Suave spleen
É costume antigo meu, sintonizar o rádio na estação pública, certinho
no programa que toca músicas paraenses. É benzinho na hora do almoço e se
ajeita no clima, no arranjo e no aconchego do domingo. Se calha de ter um vinho,
uma cervejinha, vou até mais tarde de ouvido colado na caixa de som do meu três-em-um,
apreciando a seleção musical. Curto pacas. Tem até o bônus de, lá pelas tantas,
tocar a música que fiz em parceria com o compositor/compadre Edir Gaya. A top
10 “Pedreira jazz Pedra Noventa”.
São tantos os talentos da nossa terra. Imagino a dor de cabeça do
programador pra listar o domingo. Entendo que há uma rotatividade. Quem toca
tal dia, passa um tempo sem. Dá a vez para outros. Muitos emergentes, outros tantos
consagrados. A variedade da criação. Diversa em significados, harmonias,
estilos e inspirações.
Daí que há alguns anos, uma música me mundiou. Em tudo por tudo. Pela
melodia requintada, pelo arranjo elaboradíssimo, pela poesia delicada e pela
interpretação de uma cantora fenomenal. Ouvi uma vez, fiquei maravilhado,
passou, passou, ouvi outra vez. Penso que, subordinada à alternância na lista
de execuções, a canção fica uma pá de tempo sem dar o ar da graça e do tema.

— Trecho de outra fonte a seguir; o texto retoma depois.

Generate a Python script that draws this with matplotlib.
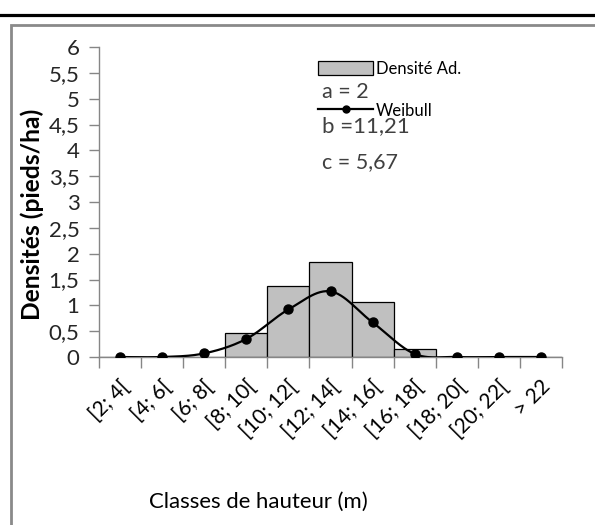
import numpy as np
import matplotlib
matplotlib.use("Agg")
import matplotlib.pyplot as plt
from matplotlib.lines import Line2D
from matplotlib.patches import Patch
from matplotlib.transforms import ScaledTranslation

categories = ["[2; 4[", "[4; 6[", "[6; 8[", "[8; 10[", "[10; 12[", "[12; 14[",
              "[14; 16[", "[16; 18[", "[18; 20[", "[20; 22[", "> 22"]
densite_ad = [0, 0, 0, 0.47, 1.37, 1.83, 1.07, 0.15, 0, 0, 0]
weibull = [0, 0, 0.07, 0.35, 0.92, 1.27, 0.67, 0.06, 0, 0, 0]
yticks = [0, 0.5, 1, 1.5, 2, 2.5, 3, 3.5, 4, 4.5, 5, 5.5, 6]
params_text = ["a = 2", "b =11,21", "c = 5,67"]

plt.rcParams['font.family'] = ['Lato', 'DejaVu Sans']

W, H = 595, 525
fig = plt.figure(figsize=(W / 100, H / 100), dpi=100)

def fx(px):
    return px / W

def fy(py):
    return 1 - py / H

# top black rule and gray frame
fig.add_artist(Line2D([0, 1], [fy(14.5), fy(14.5)], color='black', lw=2.3, transform=fig.transFigure))
fig.add_artist(Line2D([fx(10.5), fx(10.5), 1.0], [0, fy(24.5), fy(24.5)], color='#8a8a8a', lw=2.0,
                      transform=fig.transFigure, solid_joinstyle='miter'))

ax = fig.add_axes([fx(99), fy(357), fx(562) - fx(99), fy(47) - fy(357)])
x = np.arange(len(categories))

ax.bar(x, densite_ad, width=1.0, color='#c0c0c0', edgecolor='black', linewidth=0.9, zorder=2)

# smoothed curve (Catmull-Rom style, like Excel smoothed line)
px = np.array(x, dtype=float)
py = np.array(weibull, dtype=float)
xs, ys = [], []
n = len(px)
for i in range(n - 1):
    p0 = np.array([px[max(i - 1, 0)], py[max(i - 1, 0)]])
    p1 = np.array([px[i], py[i]])
    p2 = np.array([px[i + 1], py[i + 1]])
    p3 = np.array([px[min(i + 2, n - 1)], py[min(i + 2, n - 1)]])
    c1 = p1 + (p2 - p0) / 6
    c2 = p2 - (p3 - p1) / 6
    t = np.linspace(0, 1, 30)[:, None]
    seg = (1 - t) ** 3 * p1 + 3 * (1 - t) ** 2 * t * c1 + 3 * (1 - t) * t ** 2 * c2 + t ** 3 * p2
    xs.extend(seg[:, 0])
    ys.extend(seg[:, 1])
ax.plot(xs, ys, color='black', lw=1.6, zorder=3)
ax.plot(x, weibull, 'o', color='black', ms=6.5, zorder=4)

ax.set_xlim(-0.5, len(categories) - 0.5)
ax.set_ylim(0, 6)
ax.set_yticks(yticks)
ax.set_yticklabels([("%g" % v).replace('.', ',') for v in yticks], fontsize=16, color='#262626')
ax.set_xticks(np.arange(-0.5, len(categories), 1.0))
ax.set_xticklabels([])
ax.set_xticks(x, minor=True)
ax.set_xticklabels(categories, minor=True, rotation=45, ha='right', va='center',
                   rotation_mode='anchor', fontsize=15, color='black')
ax.tick_params(axis='x', which='minor', length=0, pad=19)
offset = ScaledTranslation(6 / 100, 0, fig.dpi_scale_trans)
for lab in ax.get_xticklabels(minor=True):
    lab.set_transform(lab.get_transform() + offset)
ax.tick_params(axis='x', which='major', length=8, color='#868686', width=1)
ax.tick_params(axis='y', length=7, color='#868686', width=1, pad=7)

for s in ['top', 'right']:
    ax.spines[s].set_visible(False)
for s in ['left', 'bottom']:
    ax.spines[s].set_color('#868686')
    ax.spines[s].set_linewidth(1)

ylab = fig.text(fx(32), fy(214), "Densités (pieds/ha)", rotation=90, ha='center', va='center',
                fontsize=15, fontweight='bold', color='black')
xlab = fig.text(fx(258), fy(502), "Classes de hauteur (m)", ha='center', va='center', fontsize=16,
                color='black')

# fit label sizes to the reference lengths (pixels)
fig.canvas.draw()
r = fig.canvas.get_renderer()
hy = ylab.get_window_extent(r).height
ylab.set_fontsize(15 * 212 / hy)
wx = xlab.get_window_extent(r).width
xlab.set_fontsize(16 * 220 / wx)

handles = [Patch(facecolor='#c0c0c0', edgecolor='black', linewidth=0.9),
           Line2D([0], [0], color='black', lw=1.6, marker='o', ms=5)]
leg = fig.legend(handles, ["Densité Ad.", "Weibull"], loc='upper left',
                 bbox_to_anchor=(fx(318), fy(61)), frameon=False, fontsize=12,
                 handlelength=3.3, handleheight=0.9, handletextpad=0.15, labelspacing=1.55,
                 borderaxespad=0, borderpad=0)

for txt, ypx, fs in zip(params_text, [92, 126, 162], [15.5, 16, 15.5]):
    fig.text(fx(322), fy(ypx), txt, ha='left', va='center', fontsize=fs, color='#404040')

fig.savefig("out.png", dpi=100)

Destarte (hã hã, sabia que usaria esta palavra uma outra vez na vida!) que
fiquei na ira de saber o nome da canção, a autoria, os músicos, em que lugar
encontrar, tais e coisas; e coisas e loisas. Eis que, em pleno dia de semana
dei com ela fazendo a trilha sonora de uma tarde chuvosa. E com direito às
informações básicas:“Suave Spleen”, de Waldemar Henrique, interpretada por
Lívia Rodrigues e que compõe uma faixa do disco “Urbana”, lançado pela cantora
em meados dos anos 2000. E eu completo: um brinco! Uma preciosidade. Um
tesouro, a canção. Um maná que a todos deveria ser oferecido para a saúde do
corpo e a satisfação da alma.
É só eu dar com essas componentes dos tempos e das surpresas
agradáveis, que torno à atriz americana Amy Irving. Esteve aqui, no final do
milênio passado, gravando “Bossa Nova”, filme dirigido pelo brasileiro Bruno
Barreto. Na época, quedou-se à sedução do ator Antonio Fagundes. Deslumbrada,
deu uma entrevista se perguntando por que as mulheres brasileiras não namoravam
o Fagundes todos os dias. Entendo que floreou uma idéia que pregava certo
encanto pelo ator. Mas aquilo ficou na minha cabeça. Entendi que algumas peças,
em especial, poderiam ser manejadas no tabuleiro das satisfações coletivas e
ofertadas ao namoro constante.
Quando, nessa tarde chuvosa dei com aquela voz, me perguntei: por que a
gente não ouve música paraense com mais frequência, por que não temos Waldemar
Henrique, Lívia Rodrigues e outros grandes nomes da história musical do Estado
em outras rodas, em audições mais amplamente divulgadas? Por que não namoramos
nossos artistas todo santo dia? (perguntaria Amy Irving).
Aí a chuva amainou, o barulho mundano tomou lugar do meu três- em-um e
do chiado no telhado. Meu som doméstico arregou ante a competição externa. As
batidas que ouvimos no dia a dia romperam a barreira do som e nos dominaram. A
mesma coisa, a manjadíssima música em distribuição isotrópica. Daqui e dali.
Sofrência e estridência na voz. Quadrados e trancos rítmicos.
Acalentado pela sincronia de pingos remanescentes
que migravam da calha ao chão, traçando a memória da chuva, me acudi às
reflexões... a me perguntar em suavíssimo spleen, por quê? Por quê?